◆ Aim
Give the number of lines in the entries that contain "matplotlib". State only the count.

Data records
..........
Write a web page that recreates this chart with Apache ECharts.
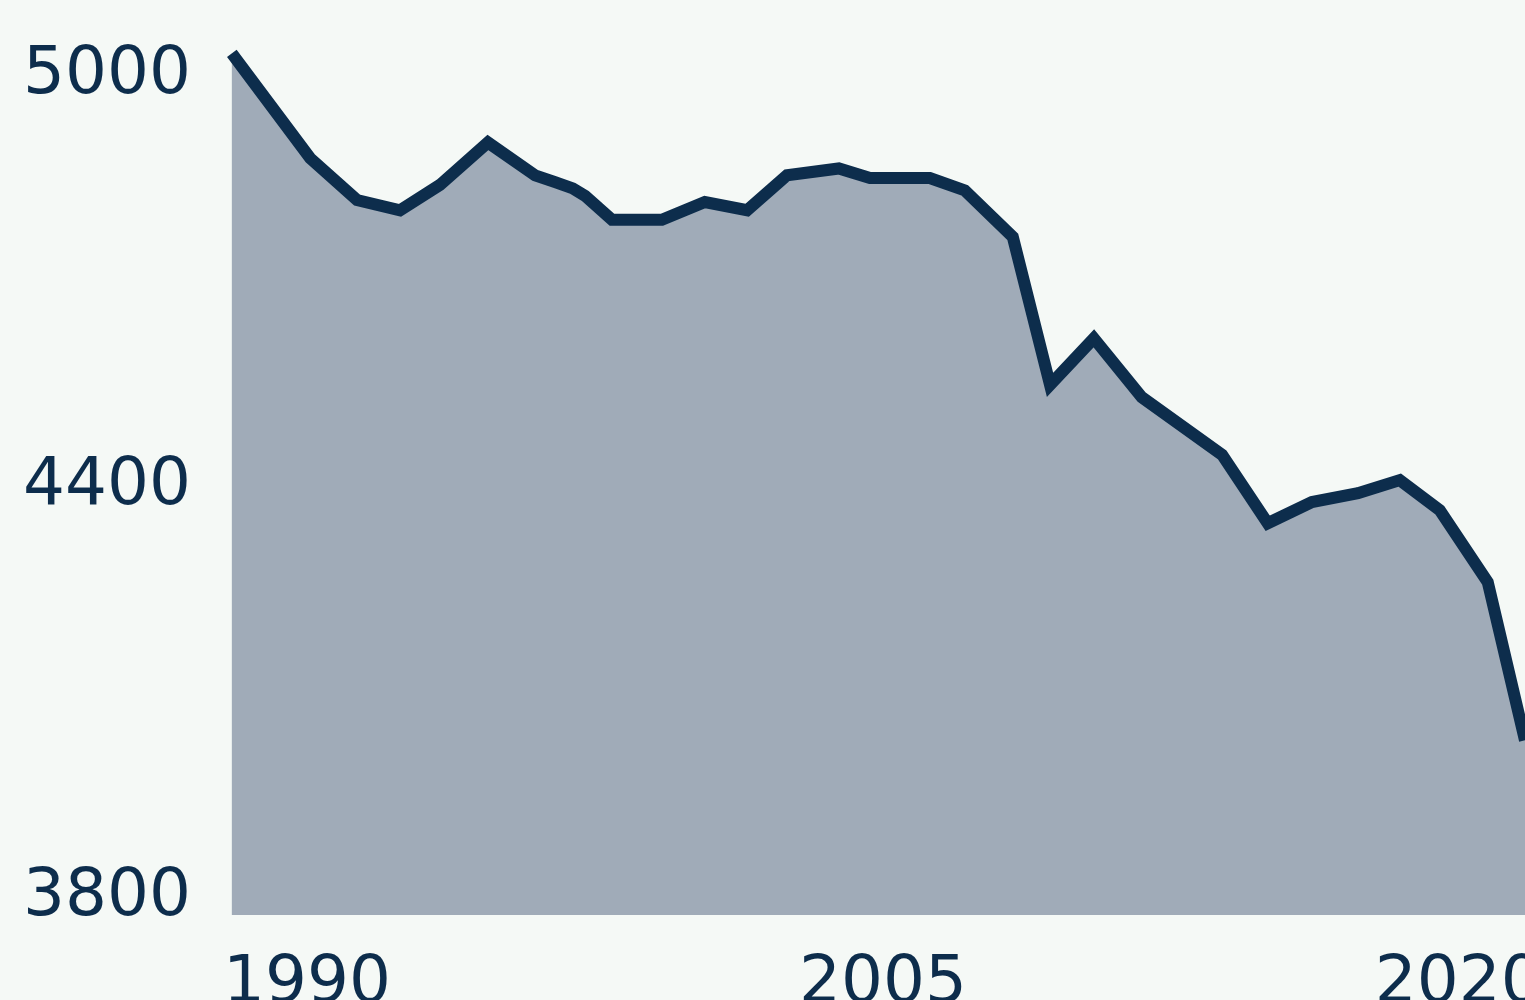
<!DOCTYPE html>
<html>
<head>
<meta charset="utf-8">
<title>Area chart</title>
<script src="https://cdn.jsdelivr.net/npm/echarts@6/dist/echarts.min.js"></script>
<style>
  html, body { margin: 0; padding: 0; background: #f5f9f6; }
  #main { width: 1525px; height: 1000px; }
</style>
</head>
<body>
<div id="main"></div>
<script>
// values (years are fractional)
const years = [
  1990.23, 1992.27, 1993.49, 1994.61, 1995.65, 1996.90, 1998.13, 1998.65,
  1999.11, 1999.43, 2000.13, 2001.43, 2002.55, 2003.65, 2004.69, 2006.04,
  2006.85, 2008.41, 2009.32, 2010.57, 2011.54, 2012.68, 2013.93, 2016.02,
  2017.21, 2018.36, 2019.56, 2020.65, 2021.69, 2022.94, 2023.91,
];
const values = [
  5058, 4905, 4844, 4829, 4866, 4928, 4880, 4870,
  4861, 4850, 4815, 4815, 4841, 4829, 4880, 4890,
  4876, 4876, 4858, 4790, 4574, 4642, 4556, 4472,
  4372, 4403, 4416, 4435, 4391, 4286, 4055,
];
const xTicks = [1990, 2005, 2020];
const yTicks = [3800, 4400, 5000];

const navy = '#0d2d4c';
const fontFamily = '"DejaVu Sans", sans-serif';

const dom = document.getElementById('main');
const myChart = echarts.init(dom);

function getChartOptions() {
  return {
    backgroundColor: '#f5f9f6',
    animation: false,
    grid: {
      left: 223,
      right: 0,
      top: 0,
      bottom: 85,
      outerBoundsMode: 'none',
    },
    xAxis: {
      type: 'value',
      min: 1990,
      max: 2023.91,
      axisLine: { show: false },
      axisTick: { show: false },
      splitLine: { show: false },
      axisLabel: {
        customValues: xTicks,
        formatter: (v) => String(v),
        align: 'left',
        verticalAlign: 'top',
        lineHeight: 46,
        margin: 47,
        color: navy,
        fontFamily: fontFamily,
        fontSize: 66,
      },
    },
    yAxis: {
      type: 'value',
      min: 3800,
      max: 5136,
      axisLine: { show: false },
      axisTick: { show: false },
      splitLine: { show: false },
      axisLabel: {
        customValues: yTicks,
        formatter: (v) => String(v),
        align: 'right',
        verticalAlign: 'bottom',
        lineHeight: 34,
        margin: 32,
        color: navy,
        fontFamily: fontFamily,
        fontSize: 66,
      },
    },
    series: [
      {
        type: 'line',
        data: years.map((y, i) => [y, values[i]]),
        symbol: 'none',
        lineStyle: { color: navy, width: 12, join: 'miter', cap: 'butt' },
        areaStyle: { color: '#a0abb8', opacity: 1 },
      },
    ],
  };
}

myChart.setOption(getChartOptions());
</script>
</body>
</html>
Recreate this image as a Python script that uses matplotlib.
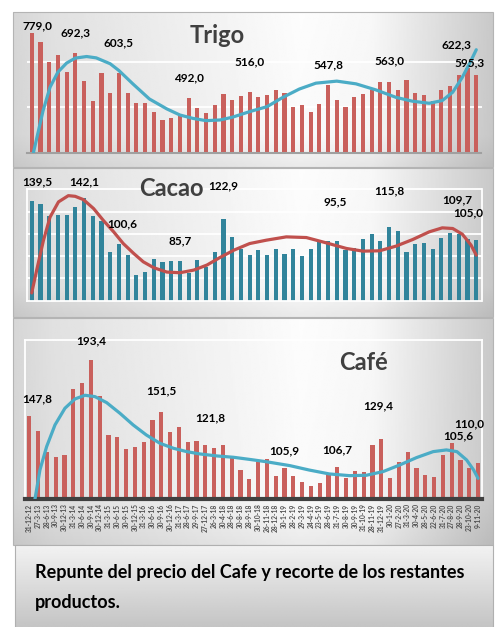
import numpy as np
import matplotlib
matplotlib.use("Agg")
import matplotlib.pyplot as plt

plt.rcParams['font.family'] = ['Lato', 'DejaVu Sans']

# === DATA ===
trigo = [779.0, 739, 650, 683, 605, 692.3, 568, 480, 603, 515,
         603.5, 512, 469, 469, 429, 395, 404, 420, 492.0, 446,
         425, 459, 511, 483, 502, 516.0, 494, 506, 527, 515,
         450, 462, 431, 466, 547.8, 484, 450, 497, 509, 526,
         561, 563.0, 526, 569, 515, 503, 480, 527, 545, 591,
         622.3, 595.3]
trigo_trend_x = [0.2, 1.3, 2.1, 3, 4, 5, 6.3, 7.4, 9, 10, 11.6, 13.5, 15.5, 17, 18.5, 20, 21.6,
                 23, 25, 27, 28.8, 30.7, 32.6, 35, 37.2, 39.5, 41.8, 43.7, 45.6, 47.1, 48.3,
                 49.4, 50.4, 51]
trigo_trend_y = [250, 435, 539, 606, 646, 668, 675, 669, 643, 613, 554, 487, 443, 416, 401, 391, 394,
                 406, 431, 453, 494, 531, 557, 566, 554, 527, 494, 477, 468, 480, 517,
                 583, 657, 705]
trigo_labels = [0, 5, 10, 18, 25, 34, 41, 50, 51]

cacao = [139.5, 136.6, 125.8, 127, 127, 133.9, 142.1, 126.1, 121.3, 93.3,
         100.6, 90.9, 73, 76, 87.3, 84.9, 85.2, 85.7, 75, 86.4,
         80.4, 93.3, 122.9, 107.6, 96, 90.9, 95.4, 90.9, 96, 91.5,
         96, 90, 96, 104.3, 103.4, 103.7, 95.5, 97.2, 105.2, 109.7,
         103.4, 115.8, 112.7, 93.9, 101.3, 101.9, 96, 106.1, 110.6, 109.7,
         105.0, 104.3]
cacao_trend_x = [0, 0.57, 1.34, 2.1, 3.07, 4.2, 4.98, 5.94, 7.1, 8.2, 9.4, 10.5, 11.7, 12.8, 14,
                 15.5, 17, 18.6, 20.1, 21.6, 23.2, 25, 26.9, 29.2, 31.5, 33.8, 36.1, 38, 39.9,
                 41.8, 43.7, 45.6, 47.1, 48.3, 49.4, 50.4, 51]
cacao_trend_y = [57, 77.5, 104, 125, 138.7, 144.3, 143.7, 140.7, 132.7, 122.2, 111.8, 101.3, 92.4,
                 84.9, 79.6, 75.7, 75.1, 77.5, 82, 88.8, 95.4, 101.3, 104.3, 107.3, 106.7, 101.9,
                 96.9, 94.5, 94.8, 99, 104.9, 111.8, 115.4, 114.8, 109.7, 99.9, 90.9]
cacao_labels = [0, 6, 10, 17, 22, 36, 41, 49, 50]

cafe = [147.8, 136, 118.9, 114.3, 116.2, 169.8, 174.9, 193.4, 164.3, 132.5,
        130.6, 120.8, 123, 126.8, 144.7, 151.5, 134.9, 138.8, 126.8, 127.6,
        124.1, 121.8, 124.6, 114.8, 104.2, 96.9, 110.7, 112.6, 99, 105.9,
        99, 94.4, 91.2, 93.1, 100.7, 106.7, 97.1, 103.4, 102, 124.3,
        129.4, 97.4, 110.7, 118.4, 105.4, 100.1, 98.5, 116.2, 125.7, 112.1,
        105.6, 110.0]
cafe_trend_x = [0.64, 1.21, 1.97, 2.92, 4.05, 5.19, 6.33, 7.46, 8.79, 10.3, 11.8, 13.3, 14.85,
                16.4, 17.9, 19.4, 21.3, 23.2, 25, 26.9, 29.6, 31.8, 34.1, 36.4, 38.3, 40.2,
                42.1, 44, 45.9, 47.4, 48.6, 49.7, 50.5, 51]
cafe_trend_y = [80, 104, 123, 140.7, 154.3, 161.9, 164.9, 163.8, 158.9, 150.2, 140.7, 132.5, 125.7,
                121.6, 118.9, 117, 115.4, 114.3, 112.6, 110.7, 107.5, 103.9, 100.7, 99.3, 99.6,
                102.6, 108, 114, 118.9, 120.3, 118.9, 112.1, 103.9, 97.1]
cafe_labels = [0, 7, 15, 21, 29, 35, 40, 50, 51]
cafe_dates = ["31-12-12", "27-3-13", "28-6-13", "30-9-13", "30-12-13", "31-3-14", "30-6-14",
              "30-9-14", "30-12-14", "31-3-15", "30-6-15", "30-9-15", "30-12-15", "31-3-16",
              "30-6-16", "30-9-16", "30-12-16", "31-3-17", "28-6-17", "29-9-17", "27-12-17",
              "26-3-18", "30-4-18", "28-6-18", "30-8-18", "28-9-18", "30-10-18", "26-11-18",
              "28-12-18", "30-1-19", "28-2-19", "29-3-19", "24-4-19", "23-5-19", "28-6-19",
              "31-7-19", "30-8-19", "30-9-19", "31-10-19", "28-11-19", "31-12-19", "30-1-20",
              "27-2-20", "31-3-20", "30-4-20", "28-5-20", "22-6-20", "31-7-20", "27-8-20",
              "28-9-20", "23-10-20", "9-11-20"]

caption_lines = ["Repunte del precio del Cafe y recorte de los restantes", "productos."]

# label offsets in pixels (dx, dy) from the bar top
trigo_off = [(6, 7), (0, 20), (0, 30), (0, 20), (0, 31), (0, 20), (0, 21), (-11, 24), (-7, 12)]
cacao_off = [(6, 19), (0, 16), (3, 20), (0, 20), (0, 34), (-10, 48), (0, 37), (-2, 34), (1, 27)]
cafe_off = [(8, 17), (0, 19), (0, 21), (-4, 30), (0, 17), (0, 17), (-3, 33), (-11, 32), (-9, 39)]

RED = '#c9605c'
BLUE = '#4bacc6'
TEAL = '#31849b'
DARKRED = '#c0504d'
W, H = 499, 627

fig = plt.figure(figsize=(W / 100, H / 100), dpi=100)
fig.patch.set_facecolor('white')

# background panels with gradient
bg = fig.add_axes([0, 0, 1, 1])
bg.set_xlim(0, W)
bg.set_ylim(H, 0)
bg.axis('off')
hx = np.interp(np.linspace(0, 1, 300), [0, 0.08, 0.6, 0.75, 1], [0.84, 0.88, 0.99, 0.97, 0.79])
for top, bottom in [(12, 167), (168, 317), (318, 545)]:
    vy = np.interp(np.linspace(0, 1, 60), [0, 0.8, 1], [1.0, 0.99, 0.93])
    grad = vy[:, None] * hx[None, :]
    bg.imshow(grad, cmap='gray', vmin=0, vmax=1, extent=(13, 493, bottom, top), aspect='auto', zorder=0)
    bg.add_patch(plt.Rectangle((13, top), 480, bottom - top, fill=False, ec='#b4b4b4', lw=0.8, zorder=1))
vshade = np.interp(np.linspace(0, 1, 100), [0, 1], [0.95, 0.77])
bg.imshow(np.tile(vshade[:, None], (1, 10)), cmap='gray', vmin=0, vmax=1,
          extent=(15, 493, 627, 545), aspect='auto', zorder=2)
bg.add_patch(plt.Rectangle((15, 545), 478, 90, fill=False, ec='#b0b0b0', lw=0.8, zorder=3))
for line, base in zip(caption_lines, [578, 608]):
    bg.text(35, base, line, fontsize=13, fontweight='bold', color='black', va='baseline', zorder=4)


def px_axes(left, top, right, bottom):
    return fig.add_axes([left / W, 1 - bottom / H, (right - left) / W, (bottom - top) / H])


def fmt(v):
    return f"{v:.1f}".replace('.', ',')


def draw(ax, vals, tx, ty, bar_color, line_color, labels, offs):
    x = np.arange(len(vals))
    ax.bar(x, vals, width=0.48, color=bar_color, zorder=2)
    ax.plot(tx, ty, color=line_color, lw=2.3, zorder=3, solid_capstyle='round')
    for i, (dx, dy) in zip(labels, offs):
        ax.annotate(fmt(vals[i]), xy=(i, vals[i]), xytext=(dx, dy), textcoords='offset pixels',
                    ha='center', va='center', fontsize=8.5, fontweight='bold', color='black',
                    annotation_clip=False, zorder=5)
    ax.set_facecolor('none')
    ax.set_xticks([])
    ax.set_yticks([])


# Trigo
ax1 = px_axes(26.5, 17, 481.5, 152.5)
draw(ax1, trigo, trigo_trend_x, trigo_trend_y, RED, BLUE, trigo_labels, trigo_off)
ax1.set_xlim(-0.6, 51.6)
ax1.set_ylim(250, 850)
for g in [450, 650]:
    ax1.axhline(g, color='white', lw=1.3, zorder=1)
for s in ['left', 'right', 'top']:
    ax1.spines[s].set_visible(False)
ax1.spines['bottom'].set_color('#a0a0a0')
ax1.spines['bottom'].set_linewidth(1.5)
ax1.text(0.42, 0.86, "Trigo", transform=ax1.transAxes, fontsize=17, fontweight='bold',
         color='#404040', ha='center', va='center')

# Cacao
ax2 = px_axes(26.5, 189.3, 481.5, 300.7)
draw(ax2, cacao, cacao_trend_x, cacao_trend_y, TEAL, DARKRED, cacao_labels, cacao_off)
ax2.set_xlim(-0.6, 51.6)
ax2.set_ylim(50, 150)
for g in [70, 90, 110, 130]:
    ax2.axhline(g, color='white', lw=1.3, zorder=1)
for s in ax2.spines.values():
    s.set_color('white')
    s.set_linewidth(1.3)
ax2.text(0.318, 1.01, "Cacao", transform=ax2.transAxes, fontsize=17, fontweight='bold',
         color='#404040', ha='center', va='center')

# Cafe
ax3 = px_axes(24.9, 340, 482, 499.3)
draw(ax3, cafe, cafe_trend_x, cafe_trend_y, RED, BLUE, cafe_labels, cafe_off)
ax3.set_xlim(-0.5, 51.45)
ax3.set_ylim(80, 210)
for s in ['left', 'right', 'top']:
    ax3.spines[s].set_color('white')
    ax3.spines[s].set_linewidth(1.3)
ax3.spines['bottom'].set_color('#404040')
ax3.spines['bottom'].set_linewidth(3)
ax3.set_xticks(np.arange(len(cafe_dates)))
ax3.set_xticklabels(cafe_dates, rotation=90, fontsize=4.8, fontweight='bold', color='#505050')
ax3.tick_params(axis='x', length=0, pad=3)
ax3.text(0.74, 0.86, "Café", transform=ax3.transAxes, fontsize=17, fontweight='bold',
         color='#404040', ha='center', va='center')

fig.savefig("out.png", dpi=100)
..........
◆ Solution for this task
4